Write the data out again, character for character, with no images.

DATASET CONTENT:
— begin —

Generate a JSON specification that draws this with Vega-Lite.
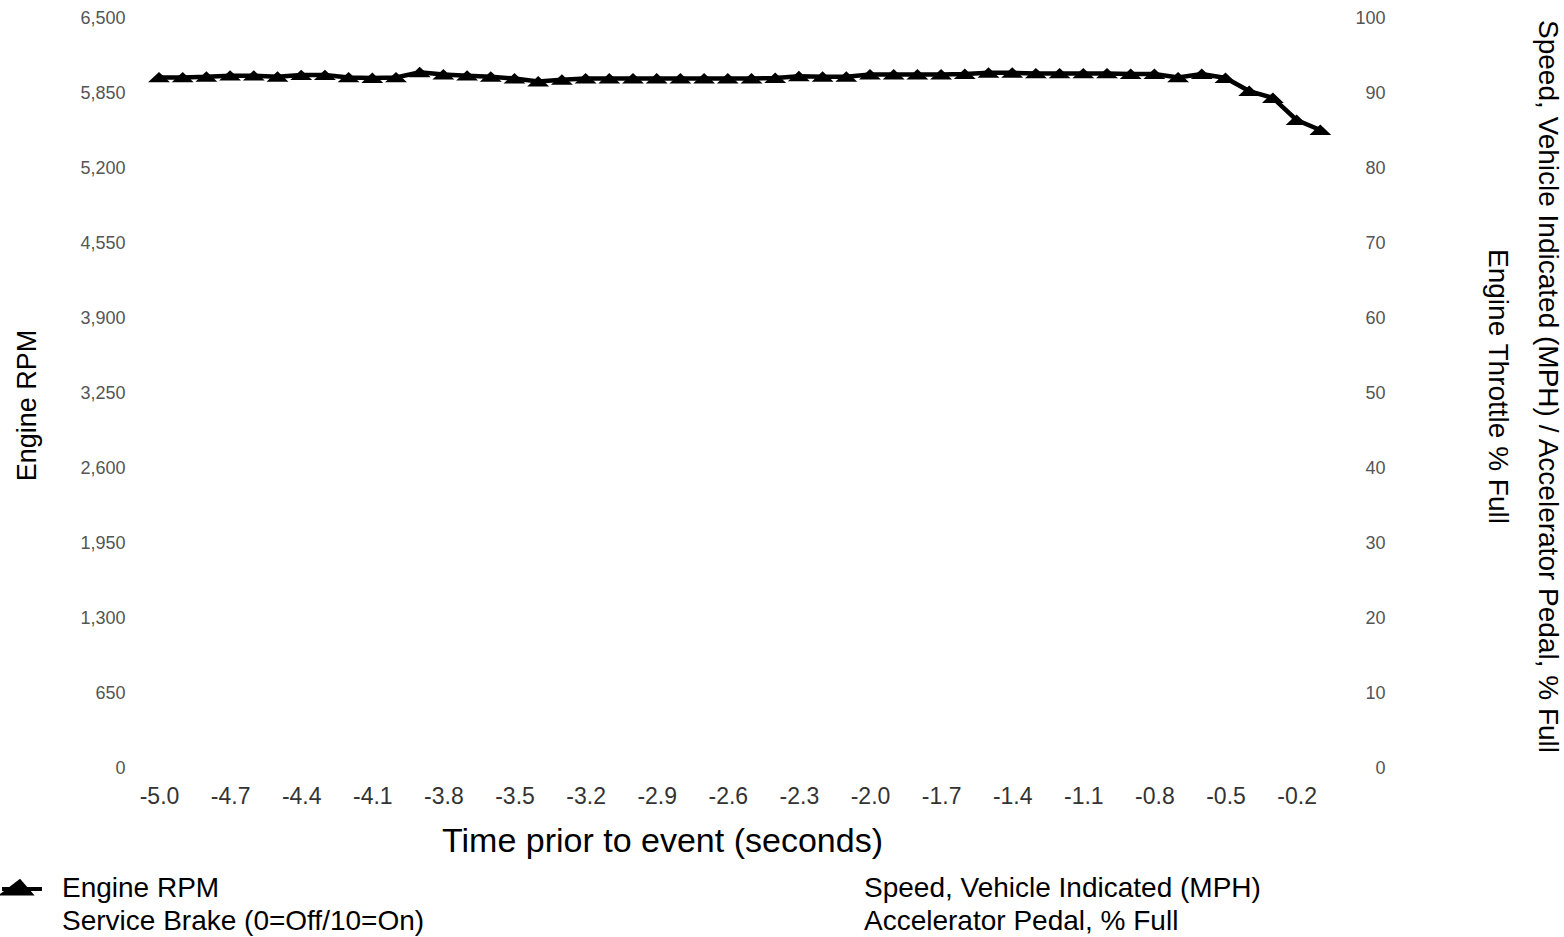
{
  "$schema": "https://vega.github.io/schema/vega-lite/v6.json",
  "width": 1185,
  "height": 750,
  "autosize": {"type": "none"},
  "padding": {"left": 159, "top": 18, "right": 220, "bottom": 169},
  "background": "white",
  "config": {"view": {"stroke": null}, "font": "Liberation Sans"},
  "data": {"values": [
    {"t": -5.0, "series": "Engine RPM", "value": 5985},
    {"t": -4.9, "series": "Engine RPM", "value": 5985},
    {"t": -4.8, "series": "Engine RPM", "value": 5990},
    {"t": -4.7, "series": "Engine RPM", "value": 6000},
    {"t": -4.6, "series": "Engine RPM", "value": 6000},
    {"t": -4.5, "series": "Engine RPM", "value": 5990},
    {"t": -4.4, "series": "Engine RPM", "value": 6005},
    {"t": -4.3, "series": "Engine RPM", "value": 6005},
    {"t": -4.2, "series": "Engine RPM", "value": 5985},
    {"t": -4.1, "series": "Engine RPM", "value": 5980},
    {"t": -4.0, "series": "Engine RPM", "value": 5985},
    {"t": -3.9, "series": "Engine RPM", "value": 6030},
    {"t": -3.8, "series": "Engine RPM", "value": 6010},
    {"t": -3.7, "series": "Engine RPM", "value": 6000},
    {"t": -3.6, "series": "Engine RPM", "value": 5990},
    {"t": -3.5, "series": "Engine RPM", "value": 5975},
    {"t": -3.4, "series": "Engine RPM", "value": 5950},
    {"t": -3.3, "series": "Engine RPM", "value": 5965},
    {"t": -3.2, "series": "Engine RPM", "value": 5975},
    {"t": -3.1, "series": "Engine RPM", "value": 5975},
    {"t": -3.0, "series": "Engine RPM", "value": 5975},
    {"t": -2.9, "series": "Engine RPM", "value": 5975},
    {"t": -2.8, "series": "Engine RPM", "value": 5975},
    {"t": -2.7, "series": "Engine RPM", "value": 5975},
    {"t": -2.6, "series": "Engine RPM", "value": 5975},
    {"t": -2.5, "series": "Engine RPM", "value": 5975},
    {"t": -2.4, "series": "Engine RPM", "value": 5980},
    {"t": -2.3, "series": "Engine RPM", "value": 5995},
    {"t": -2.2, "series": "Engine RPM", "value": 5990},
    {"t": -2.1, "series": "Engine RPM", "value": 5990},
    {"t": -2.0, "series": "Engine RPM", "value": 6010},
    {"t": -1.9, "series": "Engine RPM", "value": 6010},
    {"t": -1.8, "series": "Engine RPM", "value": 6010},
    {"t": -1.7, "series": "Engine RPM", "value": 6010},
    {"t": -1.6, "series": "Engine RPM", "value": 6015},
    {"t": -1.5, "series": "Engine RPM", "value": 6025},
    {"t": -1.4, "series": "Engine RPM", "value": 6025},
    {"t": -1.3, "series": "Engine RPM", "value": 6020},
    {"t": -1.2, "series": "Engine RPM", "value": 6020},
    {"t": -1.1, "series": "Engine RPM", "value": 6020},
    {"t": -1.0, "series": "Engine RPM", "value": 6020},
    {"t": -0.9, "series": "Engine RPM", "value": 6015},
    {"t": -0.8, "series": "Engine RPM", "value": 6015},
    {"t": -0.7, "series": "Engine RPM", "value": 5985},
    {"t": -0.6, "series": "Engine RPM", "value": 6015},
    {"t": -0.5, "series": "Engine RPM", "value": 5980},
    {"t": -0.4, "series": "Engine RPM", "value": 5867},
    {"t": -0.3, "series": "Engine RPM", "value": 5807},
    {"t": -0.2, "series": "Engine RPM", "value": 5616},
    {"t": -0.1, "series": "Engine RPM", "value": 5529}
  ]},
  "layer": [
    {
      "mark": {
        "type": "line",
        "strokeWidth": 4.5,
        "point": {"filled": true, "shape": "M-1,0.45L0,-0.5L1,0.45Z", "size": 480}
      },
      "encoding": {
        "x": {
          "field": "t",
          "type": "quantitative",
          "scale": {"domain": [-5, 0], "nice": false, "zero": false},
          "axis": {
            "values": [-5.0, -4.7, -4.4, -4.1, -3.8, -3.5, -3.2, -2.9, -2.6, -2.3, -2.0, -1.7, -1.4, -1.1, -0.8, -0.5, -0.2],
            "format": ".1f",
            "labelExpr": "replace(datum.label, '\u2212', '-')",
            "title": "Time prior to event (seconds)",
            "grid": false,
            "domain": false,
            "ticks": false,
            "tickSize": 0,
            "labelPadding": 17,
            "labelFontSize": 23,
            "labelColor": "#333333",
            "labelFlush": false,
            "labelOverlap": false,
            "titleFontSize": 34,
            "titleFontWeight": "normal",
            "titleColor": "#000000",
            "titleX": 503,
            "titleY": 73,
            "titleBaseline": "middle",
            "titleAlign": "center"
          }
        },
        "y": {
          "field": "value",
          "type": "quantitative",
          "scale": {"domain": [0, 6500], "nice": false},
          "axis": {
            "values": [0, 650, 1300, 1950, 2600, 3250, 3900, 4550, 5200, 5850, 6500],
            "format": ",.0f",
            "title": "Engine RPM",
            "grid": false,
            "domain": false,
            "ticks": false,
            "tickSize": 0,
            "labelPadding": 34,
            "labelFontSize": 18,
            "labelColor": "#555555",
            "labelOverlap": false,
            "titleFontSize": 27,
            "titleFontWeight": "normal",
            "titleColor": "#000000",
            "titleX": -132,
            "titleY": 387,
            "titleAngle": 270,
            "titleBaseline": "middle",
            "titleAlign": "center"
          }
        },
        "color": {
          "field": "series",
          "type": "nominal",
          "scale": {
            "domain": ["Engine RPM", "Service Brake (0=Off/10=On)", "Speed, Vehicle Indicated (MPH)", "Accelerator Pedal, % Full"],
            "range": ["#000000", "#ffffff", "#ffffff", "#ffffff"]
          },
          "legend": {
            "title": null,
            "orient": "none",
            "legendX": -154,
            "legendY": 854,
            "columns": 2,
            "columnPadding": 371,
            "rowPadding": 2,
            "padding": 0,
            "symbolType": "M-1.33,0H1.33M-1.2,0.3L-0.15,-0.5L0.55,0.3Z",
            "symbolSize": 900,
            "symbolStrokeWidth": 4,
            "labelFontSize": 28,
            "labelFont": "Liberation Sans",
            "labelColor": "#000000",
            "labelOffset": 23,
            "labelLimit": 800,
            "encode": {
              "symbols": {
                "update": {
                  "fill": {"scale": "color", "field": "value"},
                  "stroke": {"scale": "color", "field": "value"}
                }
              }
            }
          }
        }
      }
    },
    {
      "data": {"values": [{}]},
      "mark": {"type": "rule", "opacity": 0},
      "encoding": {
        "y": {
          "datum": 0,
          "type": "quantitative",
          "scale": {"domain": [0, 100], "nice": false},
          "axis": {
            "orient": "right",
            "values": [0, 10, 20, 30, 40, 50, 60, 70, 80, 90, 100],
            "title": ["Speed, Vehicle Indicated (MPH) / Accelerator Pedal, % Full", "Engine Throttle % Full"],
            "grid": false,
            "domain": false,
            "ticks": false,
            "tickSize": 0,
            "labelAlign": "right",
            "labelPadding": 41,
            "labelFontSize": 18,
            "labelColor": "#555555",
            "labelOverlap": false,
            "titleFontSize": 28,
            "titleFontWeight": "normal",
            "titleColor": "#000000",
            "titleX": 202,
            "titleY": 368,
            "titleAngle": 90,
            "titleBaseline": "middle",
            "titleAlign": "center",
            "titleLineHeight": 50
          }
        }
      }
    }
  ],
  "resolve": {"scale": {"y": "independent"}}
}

— end —

OUTPUT BELOW:
Generate a JSON specification that draws this with Vega-Lite.
{
  "$schema": "https://vega.github.io/schema/vega-lite/v6.json",
  "width": 1185,
  "height": 750,
  "autosize": {"type": "none"},
  "padding": {"left": 159, "top": 18, "right": 220, "bottom": 169},
  "background": "white",
  "config": {"view": {"stroke": null}, "font": "Liberation Sans"},
  "data": {"values": [
    {"t": -5.0, "series": "Engine RPM", "value": 5985},
    {"t": -4.9, "series": "Engine RPM", "value": 5985},
    {"t": -4.8, "series": "Engine RPM", "value": 5990},
    {"t": -4.7, "series": "Engine RPM", "value": 6000},
    {"t": -4.6, "series": "Engine RPM", "value": 6000},
    {"t": -4.5, "series": "Engine RPM", "value": 5990},
    {"t": -4.4, "series": "Engine RPM", "value": 6005},
    {"t": -4.3, "series": "Engine RPM", "value": 6005},
    {"t": -4.2, "series": "Engine RPM", "value": 5985},
    {"t": -4.1, "series": "Engine RPM", "value": 5980},
    {"t": -4.0, "series": "Engine RPM", "value": 5985},
    {"t": -3.9, "series": "Engine RPM", "value": 6030},
    {"t": -3.8, "series": "Engine RPM", "value": 6010},
    {"t": -3.7, "series": "Engine RPM", "value": 6000},
    {"t": -3.6, "series": "Engine RPM", "value": 5990},
    {"t": -3.5, "series": "Engine RPM", "value": 5975},
    {"t": -3.4, "series": "Engine RPM", "value": 5950},
    {"t": -3.3, "series": "Engine RPM", "value": 5965},
    {"t": -3.2, "series": "Engine RPM", "value": 5975},
    {"t": -3.1, "series": "Engine RPM", "value": 5975},
    {"t": -3.0, "series": "Engine RPM", "value": 5975},
    {"t": -2.9, "series": "Engine RPM", "value": 5975},
    {"t": -2.8, "series": "Engine RPM", "value": 5975},
    {"t": -2.7, "series": "Engine RPM", "value": 5975},
    {"t": -2.6, "series": "Engine RPM", "value": 5975},
    {"t": -2.5, "series": "Engine RPM", "value": 5975},
    {"t": -2.4, "series": "Engine RPM", "value": 5980},
    {"t": -2.3, "series": "Engine RPM", "value": 5995},
    {"t": -2.2, "series": "Engine RPM", "value": 5990},
    {"t": -2.1, "series": "Engine RPM", "value": 5990},
    {"t": -2.0, "series": "Engine RPM", "value": 6010},
    {"t": -1.9, "series": "Engine RPM", "value": 6010},
    {"t": -1.8, "series": "Engine RPM", "value": 6010},
    {"t": -1.7, "series": "Engine RPM", "value": 6010},
    {"t": -1.6, "series": "Engine RPM", "value": 6015},
    {"t": -1.5, "series": "Engine RPM", "value": 6025},
    {"t": -1.4, "series": "Engine RPM", "value": 6025},
    {"t": -1.3, "series": "Engine RPM", "value": 6020},
    {"t": -1.2, "series": "Engine RPM", "value": 6020},
    {"t": -1.1, "series": "Engine RPM", "value": 6020},
    {"t": -1.0, "series": "Engine RPM", "value": 6020},
    {"t": -0.9, "series": "Engine RPM", "value": 6015},
    {"t": -0.8, "series": "Engine RPM", "value": 6015},
    {"t": -0.7, "series": "Engine RPM", "value": 5985},
    {"t": -0.6, "series": "Engine RPM", "value": 6015},
    {"t": -0.5, "series": "Engine RPM", "value": 5980},
    {"t": -0.4, "series": "Engine RPM", "value": 5867},
    {"t": -0.3, "series": "Engine RPM", "value": 5807},
    {"t": -0.2, "series": "Engine RPM", "value": 5616},
    {"t": -0.1, "series": "Engine RPM", "value": 5529}
  ]},
  "layer": [
    {
      "mark": {
        "type": "line",
        "strokeWidth": 4.5,
        "point": {"filled": true, "shape": "M-1,0.45L0,-0.5L1,0.45Z", "size": 480}
      },
      "encoding": {
        "x": {
          "field": "t",
          "type": "quantitative",
          "scale": {"domain": [-5, 0], "nice": false, "zero": false},
          "axis": {
            "values": [-5.0, -4.7, -4.4, -4.1, -3.8, -3.5, -3.2, -2.9, -2.6, -2.3, -2.0, -1.7, -1.4, -1.1, -0.8, -0.5, -0.2],
            "format": ".1f",
            "labelExpr": "replace(datum.label, '\u2212', '-')",
            "title": "Time prior to event (seconds)",
            "grid": false,
            "domain": false,
            "ticks": false,
            "tickSize": 0,
            "labelPadding": 17,
            "labelFontSize": 23,
            "labelColor": "#333333",
            "labelFlush": false,
            "labelOverlap": false,
            "titleFontSize": 34,
            "titleFontWeight": "normal",
            "titleColor": "#000000",
            "titleX": 503,
            "titleY": 73,
            "titleBaseline": "middle",
            "titleAlign": "center"
          }
        },
        "y": {
          "field": "value",
          "type": "quantitative",
          "scale": {"domain": [0, 6500], "nice": false},
          "axis": {
            "values": [0, 650, 1300, 1950, 2600, 3250, 3900, 4550, 5200, 5850, 6500],
            "format": ",.0f",
            "title": "Engine RPM",
            "grid": false,
            "domain": false,
            "ticks": false,
            "tickSize": 0,
            "labelPadding": 34,
            "labelFontSize": 18,
            "labelColor": "#555555",
            "labelOverlap": false,
            "titleFontSize": 27,
            "titleFontWeight": "normal",
            "titleColor": "#000000",
            "titleX": -132,
            "titleY": 387,
            "titleAngle": 270,
            "titleBaseline": "middle",
            "titleAlign": "center"
          }
        },
        "color": {
          "field": "series",
          "type": "nominal",
          "scale": {
            "domain": ["Engine RPM", "Service Brake (0=Off/10=On)", "Speed, Vehicle Indicated (MPH)", "Accelerator Pedal, % Full"],
            "range": ["#000000", "#ffffff", "#ffffff", "#ffffff"]
          },
          "legend": {
            "title": null,
            "orient": "none",
            "legendX": -154,
            "legendY": 854,
            "columns": 2,
            "columnPadding": 371,
            "rowPadding": 2,
            "padding": 0,
            "symbolType": "M-1.33,0H1.33M-1.2,0.3L-0.15,-0.5L0.55,0.3Z",
            "symbolSize": 900,
            "symbolStrokeWidth": 4,
            "labelFontSize": 28,
            "labelFont": "Liberation Sans",
            "labelColor": "#000000",
            "labelOffset": 23,
            "labelLimit": 800,
            "encode": {
              "symbols": {
                "update": {
                  "fill": {"scale": "color", "field": "value"},
                  "stroke": {"scale": "color", "field": "value"}
                }
              }
            }
          }
        }
      }
    },
    {
      "data": {"values": [{}]},
      "mark": {"type": "rule", "opacity": 0},
      "encoding": {
        "y": {
          "datum": 0,
          "type": "quantitative",
          "scale": {"domain": [0, 100], "nice": false},
          "axis": {
            "orient": "right",
            "values": [0, 10, 20, 30, 40, 50, 60, 70, 80, 90, 100],
            "title": ["Speed, Vehicle Indicated (MPH) / Accelerator Pedal, % Full", "Engine Throttle % Full"],
            "grid": false,
            "domain": false,
            "ticks": false,
            "tickSize": 0,
            "labelAlign": "right",
            "labelPadding": 41,
            "labelFontSize": 18,
            "labelColor": "#555555",
            "labelOverlap": false,
            "titleFontSize": 28,
            "titleFontWeight": "normal",
            "titleColor": "#000000",
            "titleX": 202,
            "titleY": 368,
            "titleAngle": 90,
            "titleBaseline": "middle",
            "titleAlign": "center",
            "titleLineHeight": 50
          }
        }
      }
    }
  ],
  "resolve": {"scale": {"y": "independent"}}
}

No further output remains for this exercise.